- [Description of the task]
Work out how many lines in the data hold the word "chart", and reply with that number only.

- [Data extract]
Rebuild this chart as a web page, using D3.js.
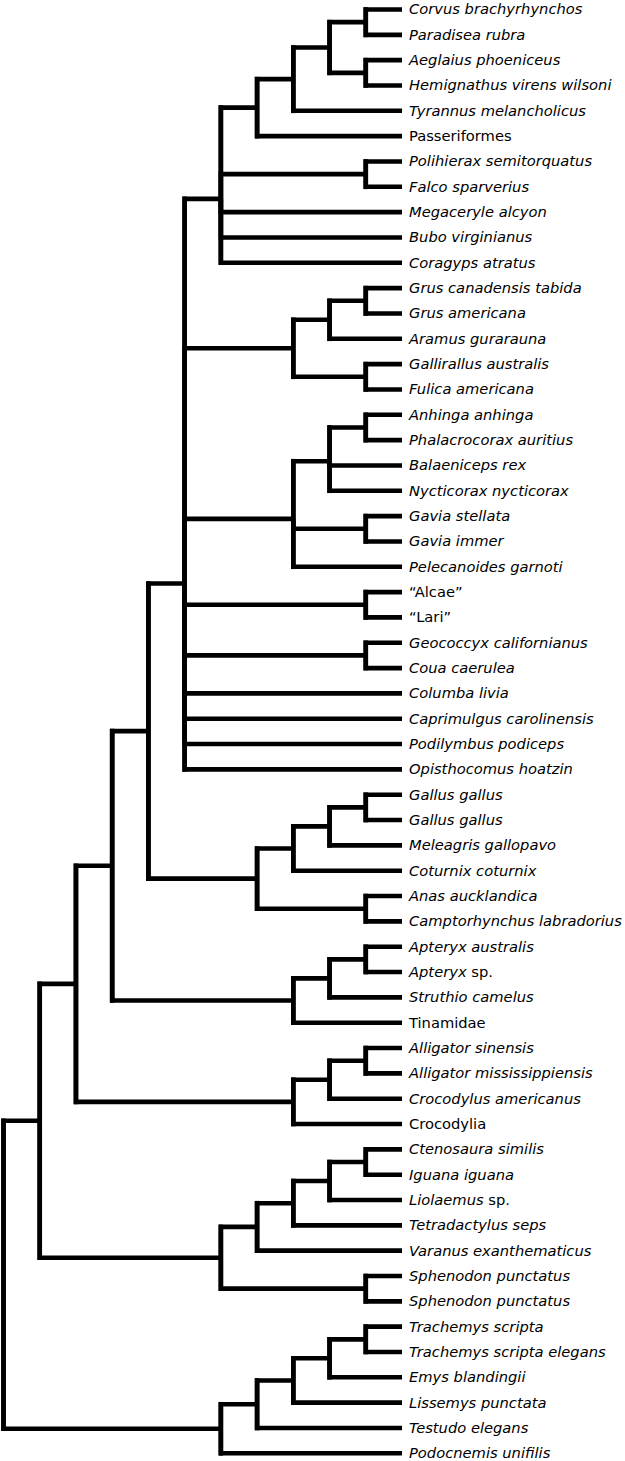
<!DOCTYPE html>
<html>
<head>
<meta charset="utf-8">
<script src="https://cdn.jsdelivr.net/npm/d3@7"></script>
<style>
  html, body { margin: 0; padding: 0; background: #fff; }
  svg { display: block; }
</style>
</head>
<body>
<div id="chart"></div>
<script>
// ---- Data ----
const taxa = [
  "Corvus brachyrhynchos", "Paradisea rubra", "Aeglaius phoeniceus", "Hemignathus virens wilsoni",
  "Tyrannus melancholicus", "Passeriformes", "Polihierax semitorquatus", "Falco sparverius",
  "Megaceryle alcyon", "Bubo virginianus", "Coragyps atratus", "Grus canadensis tabida",
  "Grus americana", "Aramus gurarauna", "Gallirallus australis", "Fulica americana",
  "Anhinga anhinga", "Phalacrocorax auritius", "Balaeniceps rex", "Nycticorax nycticorax",
  "Gavia stellata", "Gavia immer", "Pelecanoides garnoti", "\u201CAlcae\u201D",
  "\u201CLari\u201D", "Geococcyx californianus", "Coua caerulea", "Columba livia",
  "Caprimulgus carolinensis", "Podilymbus podiceps", "Opisthocomus hoatzin", "Gallus gallus",
  "Gallus gallus", "Meleagris gallopavo", "Coturnix coturnix", "Anas aucklandica",
  "Camptorhynchus labradorius", "Apteryx australis", "Apteryx sp.", "Struthio camelus",
  "Tinamidae", "Alligator sinensis", "Alligator mississippiensis", "Crocodylus americanus",
  "Crocodylia", "Ctenosaura similis", "Iguana iguana", "Liolaemus sp.",
  "Tetradactylus seps", "Varanus exanthematicus", "Sphenodon punctatus", "Sphenodon punctatus",
  "Trachemys scripta", "Trachemys scripta elegans", "Emys blandingii", "Lissemys punctata",
  "Testudo elegans", "Podocnemis unifilis"
];

// Labels written upright (higher-level taxa, informal groups)
const uprightTaxa = ["Passeriformes", "\u201CAlcae\u201D", "\u201CLari\u201D", "Tinamidae", "Crocodylia"];

// Topology (Newick, leaves are indices into taxa)
const landbirds    = "(((((0,1),(2,3)),4),5),(6,7),8,9,10)";
const gruiformes   = "(((11,12),13),(14,15))";
const waterbirds   = "(((16,17),18,19),(20,21),22)";
const neoaves      = `(${landbirds},${gruiformes},${waterbirds},(23,24),(25,26),27,28,29,30)`;
const galloanserae = "((((31,32),33),34),(35,36))";
const palaeognaths = "(((37,38),39),40)";
const crocodiles   = "(((41,42),43),44)";
const lepidosaurs  = "(((((45,46),47),48),49),(50,51))";
const turtles      = "(((((52,53),54),55),56),57)";
const topology = `(((((${neoaves},${galloanserae}),${palaeognaths}),${crocodiles}),${lepidosaurs}),${turtles});`;

// ---- Parse Newick ----
function parseNewick(s) {
  let i = 0;
  function node() {
    if (s[i] === "(") {
      i++;
      const children = [node()];
      while (s[i] === ",") { i++; children.push(node()); }
      i++; // ')'
      return { children };
    }
    let tok = "";
    while (i < s.length && /[0-9]/.test(s[i])) tok += s[i++];
    return { leaf: +tok };
  }
  return node();
}

// ---- Layout ----
const W = 625, H = 1461;
const leafStep = 25.33;
const marginLeft = 3.5, treeWidth = 398.5;
const marginTop = 9.5;

const root = d3.hierarchy(parseNewick(topology), d => d.children);
const nLeaves = root.leaves().length;

const cluster = d3.cluster()
  .size([nLeaves * leafStep, treeWidth])
  .separation(() => 1);
cluster(root);

const yOff = marginTop - leafStep / 2;

const svg = d3.select("#chart").append("svg")
  .attr("width", W).attr("height", H);

const g = svg.append("g").attr("transform", `translate(${marginLeft},${yOff})`);

const SW = 4.6;

g.selectAll("path.link")
  .data(root.links())
  .join("path")
  .attr("class", "link")
  .attr("d", d => `M${d.source.y},${d.source.x}V${d.target.x}H${d.target.y}`)
  .attr("fill", "none")
  .attr("stroke", "#000")
  .attr("stroke-width", SW)
  .attr("stroke-linejoin", "miter")
  .attr("stroke-linecap", "butt");

// square off the vertical bars' ends
g.selectAll("path.vbar")
  .data(root.descendants().filter(d => d.children))
  .join("path")
  .attr("class", "vbar")
  .attr("d", d => {
    const xs = d.children.map(c => c.x);
    return `M${d.y},${d3.min(xs) - SW / 2}V${d3.max(xs) + SW / 2}`;
  })
  .attr("stroke", "#000")
  .attr("stroke-width", SW);

const labels = g.selectAll("text.leaf")
  .data(root.leaves())
  .join("text")
  .attr("class", "leaf")
  .attr("x", d => d.y + 7)
  .attr("y", d => d.x)
  .attr("dy", "0.34em")
  .attr("font-family", "'DejaVu Sans', Verdana, sans-serif")
  .attr("font-size", 14.7)
  .attr("fill", "#000");

labels.each(function(d) {
  const name = taxa[d.data.leaf];
  const t = d3.select(this);
  if (uprightTaxa.includes(name)) {
    t.append("tspan").attr("font-style", "normal").text(name);
  } else if (/ sp\.$/.test(name)) {
    t.append("tspan").attr("font-style", "italic").text(name.replace(/ sp\.$/, ""));
    t.append("tspan").attr("font-style", "normal").text(" sp.");
  } else {
    t.append("tspan").attr("font-style", "italic").text(name);
  }
});
</script>
</body>
</html>
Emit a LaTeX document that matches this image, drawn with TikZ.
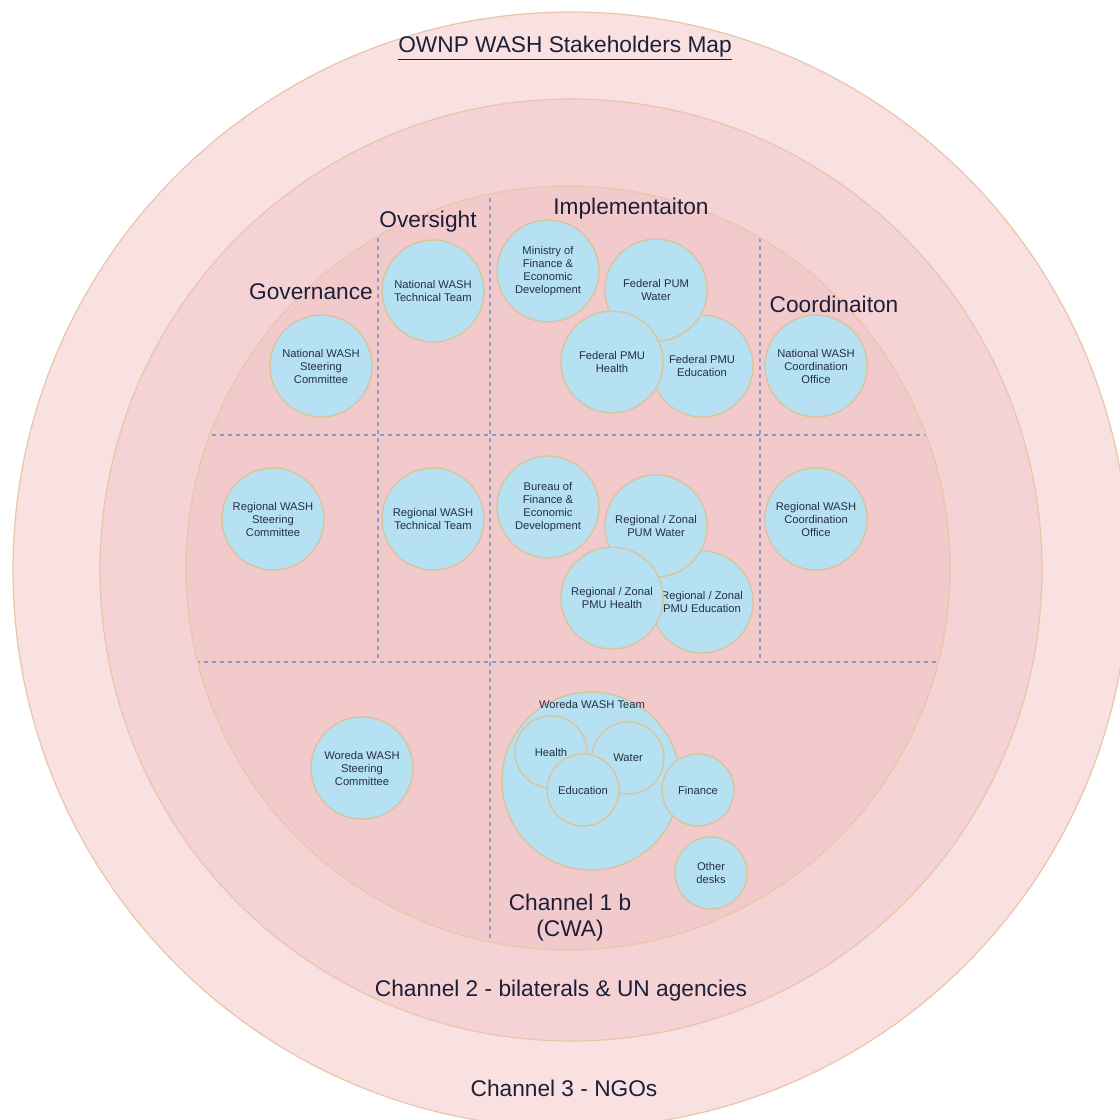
\documentclass[tikz,border=0pt]{standalone}
\usepackage{fontspec}
\setmainfont{Liberation Sans}
\definecolor{chThree}{HTML}{F9E1E1}
\definecolor{chTwo}{HTML}{F5D2D3}
\definecolor{chOne}{HTML}{F3CACC}
\definecolor{ringEdge}{HTML}{E8C6A6}
\definecolor{blobFill}{HTML}{B6E1F2}
\definecolor{blobEdge}{HTML}{D5C69E}
\definecolor{gridC}{HTML}{8C9CC0}
\definecolor{ink}{HTML}{1C1F3A}
\definecolor{inkSoft}{HTML}{263042}
\begin{document}
\begin{tikzpicture}[x=1pt,y=-1pt,
  ring/.style={circle, draw=ringEdge, line width=1.2pt, inner sep=0pt},
  blob/.style={circle, draw=blobEdge, fill=blobFill, line width=1.4pt,
    inner sep=0pt, minimum size=102pt, align=center, text=inkSoft,
    font=\fontsize{11.2}{13}\selectfont},
  desk/.style={blob, minimum size=72pt},
  heading/.style={text=ink, inner sep=0pt, align=center,
    font=\fontsize{22.7}{26}\selectfont},
  small/.style={text=inkSoft, inner sep=0pt, font=\fontsize{11.2}{13}\selectfont},
  grid/.style={draw=gridC, dash pattern=on 4pt off 4pt, line width=1.1pt}]
\useasboundingbox (0,0) rectangle (1120,1120);
\fill[white] (0,0) rectangle (1120,1120);

% concentric channel rings
\node[ring, fill=chThree, minimum size=1116pt] (ch3) at (571,570) {};
\node[ring, fill=chTwo, minimum size=942pt] (ch2) at (571,570) {};
\node[ring, fill=chOne, minimum size=764pt] (ch1) at (568,568) {};

% dashed level / role grid inside channel 1
\begin{scope}
  \clip (568,568) circle[radius=381];
  \draw[grid] (100,435) -- (1040,435);
  \draw[grid] (100,662) -- (1040,662);
  \draw[grid] (378,150) -- (378,662);
  \draw[grid] (490,150) -- (490,1000);
  \draw[grid] (760,150) -- (760,662);
\end{scope}

% federal level
\node[blob] (nsc) at (321,366) {National WASH\\Steering\\Committee};
\node[blob] (ntt) at (433,291) {National WASH\\Technical Team};
\node[blob] (mofed) at (548,271) {Ministry of\\Finance \&\\Economic\\Development};
\node[blob] (fedu) at (702,366) {Federal PMU\\Education};
\node[blob] (fwat) at (656,290) {Federal PUM\\Water};
\node[blob] (fhea) at (612,362) {Federal PMU\\Health};
\node[blob] (nco) at (816,366) {National WASH\\Coordination\\Office};

% regional level
\node[blob] (rsc) at (273,519) {Regional WASH\\Steering\\Committee};
\node[blob] (rtt) at (433,519) {Regional WASH\\Technical Team};
\node[blob] (bofed) at (548,507) {Bureau of\\Finance \&\\Economic\\Development};
\node[blob] (redu) at (702,602) {Regional / Zonal\\PMU Education};
\node[blob] (rwat) at (656,526) {Regional / Zonal\\PUM Water};
\node[blob] (rhea) at (612,598) {Regional / Zonal\\PMU Health};
\node[blob] (rco) at (816,519) {Regional WASH\\Coordination\\Office};

% woreda level
\node[blob] (wsc) at (362,768) {Woreda WASH\\Steering\\Committee};
\node[blob, minimum size=178pt] (wteam) at (591,781) {};
\node[small] (wteamlbl) at (592,704) {Woreda WASH Team};
\node[desk] (whea) at (551,752) {Health};
\node[desk] (wwat) at (628,758) {Water};
\node[desk] (wedu) at (583,790) {Education};
\node[desk] (wfin) at (698,790) {Finance};
\node[desk] (wother) at (711,873) {Other\\desks};

% headings
\node[heading] (title) at (565,48) {\underline{OWNP WASH Stakeholders Map}};
\node[heading] (gov) at (311,292) {Governance};
\node[heading] (ovs) at (428,222) {Oversight};
\node[heading] (impl) at (631,209) {Implementaiton};
\node[heading] (coord) at (834,304) {Coordinaiton};
\node[heading] (c1) at (570,918) {Channel 1 b\\(CWA)};
\node[heading] (c2) at (561,991) {Channel 2 - bilaterals \& UN agencies};
\node[heading] (c3) at (564,1088) {Channel 3 - NGOs};
\end{tikzpicture}
\end{document}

- [Reply to the task]
3